Abstract: In this talk, I will introduce a flexible and scalable class of Bayesian geostatistical models for discrete data, based on nearest-neighbor mixture processes (NNMP), referred to as discrete NNMP. To define the joint probability mass function (pmf) over a set of spatial locations, we build from local mixtures of conditional pmfs using a directed graphical model, with a directed acyclic graph that summarizes the nearest neighbor structure. The approach supports direct, flexible modeling for multivariate dependence through specification of general bivariate discrete distributions that define the conditional pmfs. In particular, we develop a modeling and inferential framework for copula-based NNMPs that can attain flexible dependence structures, motivating the use of bivariate copula families for spatial processes. Moreover, the framework allows for construction of models given a pre-specified family of marginal distributions that can vary in space, facilitating covariate inclusion. Compared to the traditional class of spatial generalized linear mixed models, where spatial dependence is introduced through a transformation of response means, our process-based modeling approach provides both computational and inferential advantages. We illustrate the methodology with synthetic data examples and an analysis of North American Breeding Bird Survey data. This is joint work with Athanasios Kottas and Bruno Sansó from UC Santa Cruz. A paper related to this talk received the 2023 Wiley-TIES Best Environmetrics Paper Award.

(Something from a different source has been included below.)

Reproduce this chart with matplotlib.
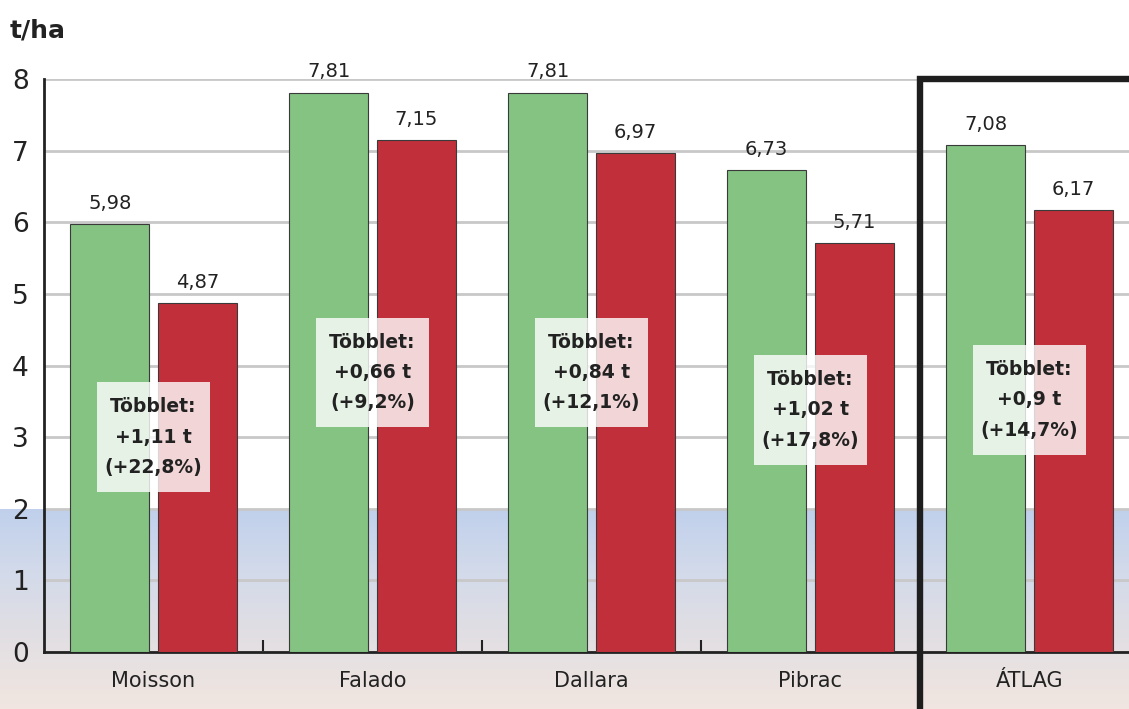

Bio: Dr Xiaotian Zheng is Research Fellow at the University of Wollongong, as part of Securing Antarctica's Environmental Future (SAEF), an Australian Research Council Special Research Initiative. Before moving to Wollongong, Xiaotian received his Ph.D. in Statistical Science from the University of California, Santa Cruz. He has a broad interest in parametric and nonparametric methods for complex and dependent data. His current research at SAEF involves climate downscaling, spatial modeling of biodiversity, and spatial transfer learning.

Speaker: Shijia Wang (ShanghaiTech University, China)

Time: 11:30-12:00

Title: Improving approximate Bayesian computation methods for complex data

Abstract: Approximate Bayesian computation (ABC) is a class of Bayesian inference algorithms that targets problems with intractable or unavailable likelihood functions. It uses synthetic data drawn from the simulation model to approximate the posterior distribution. Firstly, we propose an early rejection Markov chain Monte Carlo (ejMCMC) sampler based on Gaussian processes to accelerate inference speed. Secondly, we propose a novel Global-Local ABC-MCMC algorithm that combines the ``exploration capabilities of global proposals with the ``exploitation finesse of local proposals.

Bio: Shijia Wang is an assistant professor in the Institute of Mathematical Sciences, ShanghaiTech University. He received his PhD degree from Simon Fraser University, Canada. His main research interests include Bayesian Statistics, machine learning and genetics.